Molte volte abbiamo denunciato con Librexpression la situazione di degrado dell’informazione dei media: il passaggio della proprietà dei media da professionisti dell’informazione a multinazionali o miliardari che dell’informazione pulita non s’interessano, cioè del giornalismo che verifica fonti e fatti prima di pubblicare dando ai giornalisti i mezzi per farlo, che puntano sulla ricerca della notizia (vera o falsa) che fa il ronzio o l’udienza, sulla futilità del contenuto, sulla ricerca del titolo ad effetto, ma spesso non ha nulla in comune con il contenuto dell’articolo. Sulla riduzione dei costi, non per migliorare il contenuto ma solo per fare più profitti.

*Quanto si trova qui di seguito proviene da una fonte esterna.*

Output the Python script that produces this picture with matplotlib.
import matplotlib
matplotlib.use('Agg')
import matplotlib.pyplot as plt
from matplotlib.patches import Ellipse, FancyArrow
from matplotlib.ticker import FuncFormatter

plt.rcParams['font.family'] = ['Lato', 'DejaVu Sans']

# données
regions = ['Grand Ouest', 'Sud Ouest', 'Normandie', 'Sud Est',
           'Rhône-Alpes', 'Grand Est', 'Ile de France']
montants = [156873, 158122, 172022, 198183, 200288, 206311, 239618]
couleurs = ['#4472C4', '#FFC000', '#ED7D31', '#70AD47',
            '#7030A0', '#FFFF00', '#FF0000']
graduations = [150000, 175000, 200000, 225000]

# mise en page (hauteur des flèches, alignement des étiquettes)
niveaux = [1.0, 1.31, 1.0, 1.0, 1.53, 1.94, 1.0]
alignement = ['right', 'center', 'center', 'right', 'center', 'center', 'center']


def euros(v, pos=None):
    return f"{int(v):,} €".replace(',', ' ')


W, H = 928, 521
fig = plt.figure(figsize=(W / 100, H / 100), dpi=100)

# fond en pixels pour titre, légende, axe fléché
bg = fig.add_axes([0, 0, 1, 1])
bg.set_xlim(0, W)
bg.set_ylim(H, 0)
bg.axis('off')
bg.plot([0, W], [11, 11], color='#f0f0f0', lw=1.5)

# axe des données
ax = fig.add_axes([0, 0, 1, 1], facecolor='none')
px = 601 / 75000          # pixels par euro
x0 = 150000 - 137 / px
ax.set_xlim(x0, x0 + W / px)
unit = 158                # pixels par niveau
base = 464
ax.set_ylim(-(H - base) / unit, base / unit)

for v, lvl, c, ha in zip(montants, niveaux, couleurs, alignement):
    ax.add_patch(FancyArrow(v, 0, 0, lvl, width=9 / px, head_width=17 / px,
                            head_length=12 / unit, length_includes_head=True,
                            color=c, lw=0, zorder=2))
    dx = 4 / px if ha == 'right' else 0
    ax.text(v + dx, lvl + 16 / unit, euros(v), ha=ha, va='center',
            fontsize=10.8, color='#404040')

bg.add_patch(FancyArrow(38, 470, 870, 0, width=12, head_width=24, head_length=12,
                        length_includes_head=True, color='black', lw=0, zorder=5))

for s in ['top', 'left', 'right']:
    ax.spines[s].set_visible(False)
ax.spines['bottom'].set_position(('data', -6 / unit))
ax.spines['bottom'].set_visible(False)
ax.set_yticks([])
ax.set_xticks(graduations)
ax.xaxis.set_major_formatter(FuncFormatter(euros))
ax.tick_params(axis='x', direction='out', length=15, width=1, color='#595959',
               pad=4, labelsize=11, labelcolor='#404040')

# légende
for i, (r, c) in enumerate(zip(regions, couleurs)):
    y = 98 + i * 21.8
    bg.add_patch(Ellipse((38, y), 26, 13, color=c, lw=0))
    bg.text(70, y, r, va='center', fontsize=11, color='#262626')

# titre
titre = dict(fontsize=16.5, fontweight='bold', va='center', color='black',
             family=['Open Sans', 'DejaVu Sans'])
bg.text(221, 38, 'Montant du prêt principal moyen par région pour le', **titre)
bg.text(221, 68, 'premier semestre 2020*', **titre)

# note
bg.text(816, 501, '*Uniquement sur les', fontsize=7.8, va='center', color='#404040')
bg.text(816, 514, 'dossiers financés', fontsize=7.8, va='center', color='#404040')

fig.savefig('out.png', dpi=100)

L’oligopolizzazione capitalistica dei media, la riduzione del dibattito politico per mancanza di diversità culturali, contribuiscono alla deriva dell’informazione, alla perdita di interesse del pubblico per i media cartacei o all’affidabilità dei media audiovisivi, lascia posto all’informazione alternativa, dove le fake-news competono con le teorie del complotto.
La precarizzazione e l’avvilimento del mestiere di giornalista o di vignettista, precario o meno, è la conseguenza logica di queste involuzioni.

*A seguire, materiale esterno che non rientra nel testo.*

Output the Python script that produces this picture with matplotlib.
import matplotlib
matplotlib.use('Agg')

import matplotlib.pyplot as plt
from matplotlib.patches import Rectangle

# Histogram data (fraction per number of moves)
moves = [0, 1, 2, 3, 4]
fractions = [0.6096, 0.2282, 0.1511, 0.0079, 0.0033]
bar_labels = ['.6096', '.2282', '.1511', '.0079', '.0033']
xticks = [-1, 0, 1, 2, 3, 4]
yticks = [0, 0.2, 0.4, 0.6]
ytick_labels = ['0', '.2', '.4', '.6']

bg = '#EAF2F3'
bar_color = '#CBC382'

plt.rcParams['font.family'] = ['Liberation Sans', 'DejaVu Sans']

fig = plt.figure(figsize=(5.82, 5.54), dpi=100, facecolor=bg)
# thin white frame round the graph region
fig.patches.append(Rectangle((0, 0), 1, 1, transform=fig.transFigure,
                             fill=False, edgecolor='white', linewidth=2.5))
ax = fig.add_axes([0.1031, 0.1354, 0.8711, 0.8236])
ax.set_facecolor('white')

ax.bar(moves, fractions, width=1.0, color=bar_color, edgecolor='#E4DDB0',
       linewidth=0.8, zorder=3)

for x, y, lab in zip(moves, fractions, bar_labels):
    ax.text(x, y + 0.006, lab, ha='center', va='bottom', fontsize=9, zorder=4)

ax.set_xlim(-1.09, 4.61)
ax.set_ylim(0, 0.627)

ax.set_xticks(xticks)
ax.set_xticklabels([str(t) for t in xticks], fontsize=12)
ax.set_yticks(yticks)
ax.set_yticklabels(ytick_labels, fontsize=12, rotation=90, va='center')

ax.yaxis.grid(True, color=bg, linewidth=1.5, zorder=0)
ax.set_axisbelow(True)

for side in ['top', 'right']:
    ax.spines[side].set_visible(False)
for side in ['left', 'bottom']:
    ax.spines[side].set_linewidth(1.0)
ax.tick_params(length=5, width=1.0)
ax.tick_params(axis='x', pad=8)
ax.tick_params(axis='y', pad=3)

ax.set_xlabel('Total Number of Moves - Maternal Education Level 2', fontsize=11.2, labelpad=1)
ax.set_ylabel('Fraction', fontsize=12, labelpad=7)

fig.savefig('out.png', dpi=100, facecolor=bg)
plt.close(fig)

Da molti anni aumenta il numero di giornalisti COCOCO, giornalisti con contratto di collaborazione coordinata e continuativa. Giornalisti sottopagati, sfruttati, senza diritti sociali, anche se, spesso, si tratta di giornalisti professionisti. Giornalisti usa e getta come rasoi di supermercati. Questi professionisti, costituiscono il nuovo proletariato ottocentesco dell’informazione. Non si capisce bene come possa perdurare per anni questa situazione che sembra essere in violazione con la direttiva UE sul lavoro a tempo determinato (direttiva 1999/70/CE). Questa precarietà e proletarizzazione di un mestiere in altri tempi prestigioso e indispensabile a qualsiasi democrazia, costituisce un attacco alla democrazia simile alla trumpizzazione della politica.

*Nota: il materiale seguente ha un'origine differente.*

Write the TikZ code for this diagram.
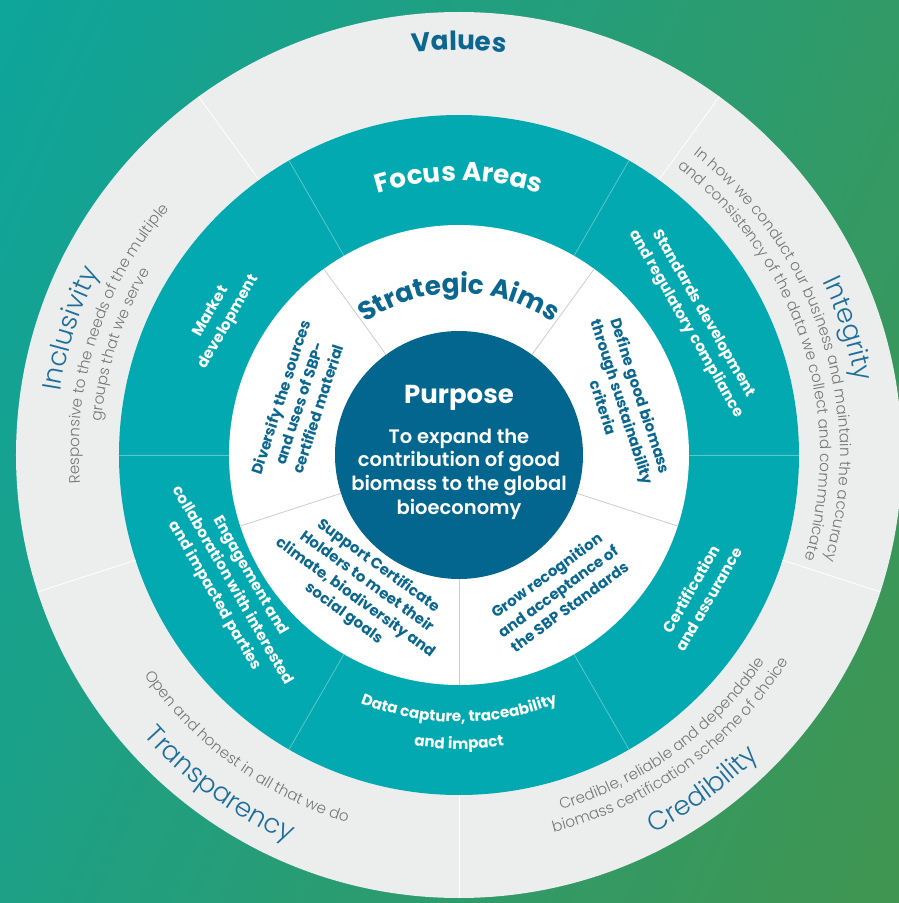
\documentclass[tikz,border=0pt]{standalone}
\usepackage{fontspec}
\setmainfont{Poppins}
\newfontfamily\lightfont{Poppins Light}
\newfontfamily\semifont{Poppins SemiBold}
\usetikzlibrary{positioning}
\usetikzlibrary{decorations.text}

\definecolor{bgteal}{HTML}{00A9B0}
\definecolor{bggreen}{HTML}{4E913C}
\definecolor{ringgray}{HTML}{ECEDED}
\definecolor{focusteal}{HTML}{02A9B0}
\definecolor{purposeblue}{HTML}{02668F}
\definecolor{aimblue}{HTML}{0B6690}
\definecolor{valueblue}{HTML}{1E6E9C}
\definecolor{descgray}{HTML}{777777}
\definecolor{focusline}{HTML}{5CC6C9}
\definecolor{aimline}{HTML}{CDCDCD}

\pgfdeclarehorizontalshading{bgshade}{100bp}{color(0bp)=(bgteal); color(100bp)=(bggreen)}

\newcommand\ringtitle{\bfseries\fontsize{26.3}{30}\selectfont}
\newcommand\valuename{\lightfont\fontsize{26.5}{30}\selectfont}
\newcommand\valuedesc{\lightfont\fontsize{15.2}{17}\selectfont}
\newcommand\focusarc{\bfseries\fontsize{15.2}{17}\selectfont}

\tikzset{
  purposetitle/.style={text=white, font=\bfseries\fontsize{26}{30}\selectfont, inner sep=0},
  purposetext/.style={text=white, font=\semifont\fontsize{19.5}{23.7}\selectfont, align=center, inner sep=0},
  aim/.style={text=aimblue, font=\bfseries\fontsize{15}{19.5}\selectfont, align=center, inner sep=0},
  focus/.style={text=white, font=\bfseries\fontsize{15.2}{20.5}\selectfont, align=center, inner sep=0},
  arctext/.style n args={3}{decorate, decoration={text along path, text align=center, text color=#1, text={|#2|#3}}},
}

\begin{document}
\begin{tikzpicture}[x=1pt, y=1pt]
  \useasboundingbox (-459,-448) rectangle (440,455);
  \shade[shading=bgshade, shading angle=-23] (-459,-448) rectangle (440,455);

  % rings
  \fill[ringgray] (0,0) circle (443);
  \fill[focusteal] (0,0) circle (340);
  \fill[white] (0,0) circle (230);
  \fill[purposeblue] (0,0) circle (124);

  % dividers
  \foreach \a in {-90,-18,54,126,198} {
    \draw[white, line width=0.8pt] (\a:340) -- (\a:443);
    \draw[aimline, line width=0.8pt] (\a:124) -- (\a:230);
  }
  \foreach \a in {0,60,...,300}
    \draw[focusline, line width=0.8pt] (\a:230) -- (\a:340);

  % purpose
  \node[purposetitle] (purpose) at (0,57) {Purpose};
  \node[purposetext] (expand) at (0,-19) {To expand the\\contribution of good\\biomass to the global\\bioeconomy};

  % strategic aims
  \path[arctext={aimblue}{\ringtitle}{Strategic Aims}] (150:162) arc[start angle=150, end angle=30, radius=162];
  \node[aim, rotate=-72] (define) at (18:172) {Define good biomass\\through sustainability\\criteria};
  \node[aim, rotate=36] (grow) at (-54:168) {Grow recognition\\and acceptance of\\the SBP Standards};
  \node[aim, rotate=-36] (support) at (-126:167) {Support Certificate\\Holders to meet their\\climate, biodiversity and\\social goals};
  \node[aim, rotate=72] (diversify) at (162:168) {Diversify the sources\\and uses of SBP-\\certified material};

  % focus areas
  \path[arctext={white}{\ringtitle}{Focus Areas}] (150:274) arc[start angle=150, end angle=30, radius=274];
  \node[focus, rotate=-60] (standards) at (30:272) {Standards development\\and regulatory compliance};
  \node[focus, rotate=60] (certification) at (-30:278) {Certification\\and assurance};
  \path[arctext={white}{\focusarc}{Data capture, traceability}] (-150:267) arc[start angle=-150, end angle=-30, radius=267];
  \path[arctext={white}{\focusarc}{and impact}] (-150:294) arc[start angle=-150, end angle=-30, radius=294];
  \node[focus, rotate=-60] (engagement) at (210:262) {Engagement and\\collaboration with interested\\and impacted parties};
  \node[focus, rotate=60] (market) at (150:276) {Market\\development};

  % values
  \path[arctext={aimblue}{\ringtitle}{Values}] (150:405) arc[start angle=150, end angle=30, radius=405];
  \path[arctext={valueblue}{\valuename}{Integrity}] (78:403) arc[start angle=78, end angle=-42, radius=403];
  \path[arctext={descgray}{\valuedesc}{In how we conduct our business and maintain the accuracy}] (78:381) arc[start angle=78, end angle=-42, radius=381];
  \path[arctext={descgray}{\valuedesc}{and consistency of the data we collect and communicate}] (78:361) arc[start angle=78, end angle=-42, radius=361];
  \path[arctext={descgray}{\valuedesc}{Credible, reliable and dependable}] (-114:369) arc[start angle=-114, end angle=6, radius=369];
  \path[arctext={descgray}{\valuedesc}{biomass certification scheme of choice}] (-114:389) arc[start angle=-114, end angle=6, radius=389];
  \path[arctext={valueblue}{\valuename}{Credibility}] (-114:425) arc[start angle=-114, end angle=6, radius=425];
  \path[arctext={descgray}{\valuedesc}{Open and honest in all that we do}] (-186:384) arc[start angle=-186, end angle=-66, radius=384];
  \path[arctext={valueblue}{\valuename}{Transparency}] (-186:422) arc[start angle=-186, end angle=-66, radius=422];
  \path[arctext={valueblue}{\valuename}{Inclusivity}] (222:404) arc[start angle=222, end angle=102, radius=404];
  \path[arctext={descgray}{\valuedesc}{Responsive to the needs of the multiple}] (222:380) arc[start angle=222, end angle=102, radius=380];
  \path[arctext={descgray}{\valuedesc}{groups that we serve}] (222:359) arc[start angle=222, end angle=102, radius=359];
\end{tikzpicture}
\end{document}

Il recente rifiuto di rinnovo del contratto a due giornalisti precari che lavorano da anni per la stessa testata, dopo che questi avevano fatto causa di lavoro, ha creato un movimento di solidarietà al quale vogliamo contribuire pubblicando una striscia del nostro amico giornalista e vignettista Stefano Rolli. Per denunciare la situazione dei COCOCO e il cinismo dei responsabili dei media. Non basterà per risolvere una situazione marcia che richiede l’intervento del legislatore e una presa di coscienza del pubblico, ma è un atto che ci sentiamo di fare per la libertà d’informazione e per solidarietà verso tutti coloro che sono costretti a convivere con questa situazione.